Stephen Brandes – Parc Du Souvenir
(Image Courtesy of Stephen Brandes)
What: Parc Du Souvenir
Where: Oonagh Young Gallery
When: January 26th – February 24th
Words: Aidan Kelly Murphy
Albert Sitzfleisch is a failed architect. A failed architect who works for the Council of Europe. The year is 2068, a date that is tantalisingly close but also just out of reach – will we all make it to this year? Holed up in his rented cabin in the southwest of Ireland, following 30 years of travelling around Europe, Sitzfleisch has with him for company his memories and views of the continent in several supermarket bags for life. A print of a top down view of Scotland grabs his attention, skewed to the side with mainland Europe in the distance it presents a view rarely explored by cartographers.The print is the work of Arthur Geddes, son of the famed Scottish sociologist and town-planner Patrick Geddes (1854-1932), and sparks Sitzfleisch’s reflection on his journey: Edinburgh 2047, Saint-Dié-des-Vosges 2045, Weimar 2039, London 2052 – they all fly past.

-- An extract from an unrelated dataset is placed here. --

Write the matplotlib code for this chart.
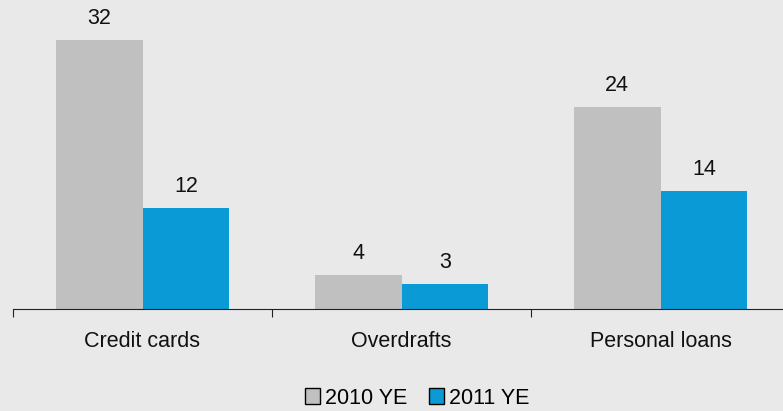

Stephen Brandes – Sitzfleisch Recalls
(Image Courtesy of Stephen Brandes)
And so unfolds Sitzfleisch Recalls and the fictional tale brought to life in Stephen Brandes’ latest show Parc Du Souvenir in Dublin’s Oonagh Young Gallery. Brandes is a multi-disciplinary artist and in Parc Du Souvenir we see video work coupled with montage, print work and drawing. It’s the unconventional nature of the material choice for the largest and signature piece of the show that first intrigues as you enter the gallery. The large monochrome drawing is created on lino flooring vinyl, a material Brandes has previously explored. In the background we can see Edinburgh Castle, in the surrounding middle ground a litany of terraced housing hems in a garden of monuments. The garden is a future vision for an unrealised project by Geddes Sr. While the original was to house a tribute to the nine Greek Muses (Edinburgh was regarded as the ‘Athens of the North’ during the city’s period of enlightenment in the late 18th century), Brandes presents an alternative future of stacked television, Goethewurst food stalls and mutilated monuments featuring toppled idols. Traces of the vinyl’s pattern appear in areas and upon closer inspection a wood-like pattern emerges – this sees the piece take on the qualities of a wooden printing block, ready for reproduction to fulfill the dystopian vision.
As you survey the works on the walls you are repeatedly drawn back to the video, it’s hypnotic sound emanating throughout the gallery. The two videos, Stizfleisch Recalls and Sitzfleisch Reflects, are played consecutively on a screen housed in a wooden create, further enhancing the museological aspects of the presentation. In Sitzfleisch Reflects we see reflections on the work of Geddes Sr., and are introduced to his re-imagining of Edinburgh’s slum districts into modern spaces. This vision, originally shown in London, traveled to Belfast, Dublin and Ghent before returning to Dublin just prior to the outbreak of World War I.
Stephen Brandes – Sitzfleisch Recalls / Sitzfleisch Reflects
(Installation in Oonagh Young Gallery)
As well as musing on the creative world of Geddes, Brandes also reflects on the later more destructive world of Günter Grass. Grass was born in the then Free City of Danzig in the interwar years. After the city was raised, first by Allied bombings and secondly by the advance of the Red Army, it was absorbed into the Poland post World War II. It’s German name changed, its German citizens expelled and it’s German architecture rejected and re-imagined alongside other stylistic aesthetics. By aligning these two disparate approaches to town planning Brandes highlights the power that these spaces, and their curation, have to shape the cultural impact on the surrounding populations and habitats, while also voicing caution on the motives behind them.
The exhibition remains in the consciousness as you leave the gallery and exit into Dublin. You turn off James Joyce St. onto Railway St. and encounter the vernacular of Dublin’s inner city social housing. The curvaceous Art Deco style orchestrated and designed by Herbert G. Simms in the early half of the 20th Century. Did Simms encounter Geddes and his exhibition during its multiple visits to Dublin? Have I just walked past an infantile Albert Sitzfleisch? Who knows, the joy is in the question and subsequent pondering, and in Parc Du Souvenir Brandes creates many avenues for contemplation.
Parc Du Souvenir in the Oonagh Young Gallery continues until February 24th.